Nelle parole di Pope, nel quadro minaccioso riassunto nella parola in cui oggi il Dipartimento declina la strategia del Terrore ? Jihadismo ? resta comunque l'enigma Osama Bin Laden. Che è poi lì dove tutto è cominciato e mai finito. "Non direi che quest'uomo è dietro tutti gli attacchi firmati e attribuiti ad Al Qaeda", osserva il numero due dell'Antiterrorismo. Ma non c'è alcun dubbio che resti lui "the big fish", il pesce grosso, alla cui cattura continuano ad essere devolute buona parte delle energie dell'intelligence americana. Intelligence il cui livello di confidenza nel poter portare a casa il risultato in tempi brevi sembra crescere. Un funzionario della task force incaricata di mettere insieme le informazioni sul numero uno di Al Qaeda sorride: "È vivo. Ragionevolmente, diciamo che non si è allontanato dall'ultimo luogo in cui lo abbiamo perso. E diciamo pure genericamente la zona tra Pakistan e Afghanistan. Di una cosa però si può star certi. Lo prenderemo. Una mattina, il mondo accenderà la radio e la notizia sarà: "Catturato Osama Bin Laden".

Quando questo accadrà, nessuno può scommettere, e dunque il problema è che, nel frattempo, l'Europa, la Coalizione dei volenterosi o, più semplicemente, degli alleati si attrezzi a pagare un prezzo di sangue.
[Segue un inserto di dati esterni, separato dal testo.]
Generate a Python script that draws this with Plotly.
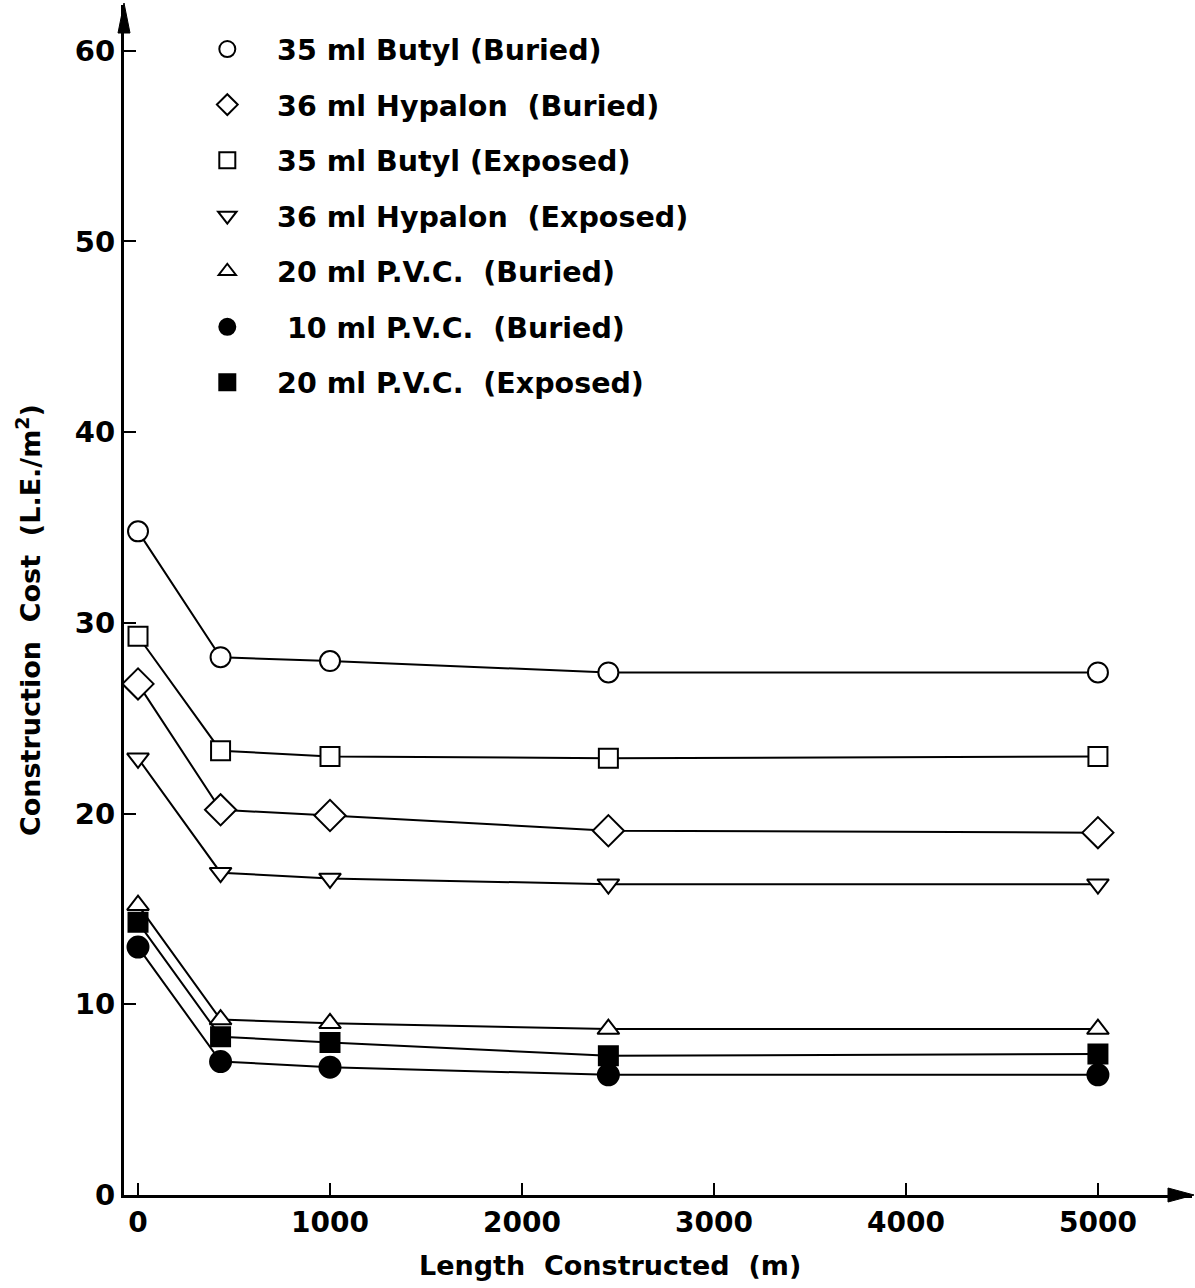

È una preoccupazione che al Dipartimento di Stato si tocca con mano. Che fa dire a una fonte vicina al segretario di Stato "che è venuto il momento che la politica, i rapporti transatlantici tra Stati Uniti ed Europa conoscano una nuova stagione di dialogo, di compattezza. Che è poi il senso della missione di Powell in Europa". Forse ? aggiunge la stessa fonte ? anche con la complicità involontaria degli assassini di Istanbul. "Può sembrare cinico dirlo, ma ad Istanbul, tra la strage delle sinagoghe e quella di oggi al consolato inglese, si contano più morti e feriti musulmani che non vittime inglesi o ebree. Qualcosa vorrà pur significare. Ci aspettiamo che il dolore di oggi si trasformi in un motivo in più per combattere domani. Un domani che però sarà lungo. Molto lungo. Lo stiamo dicendo dall'11 settembre".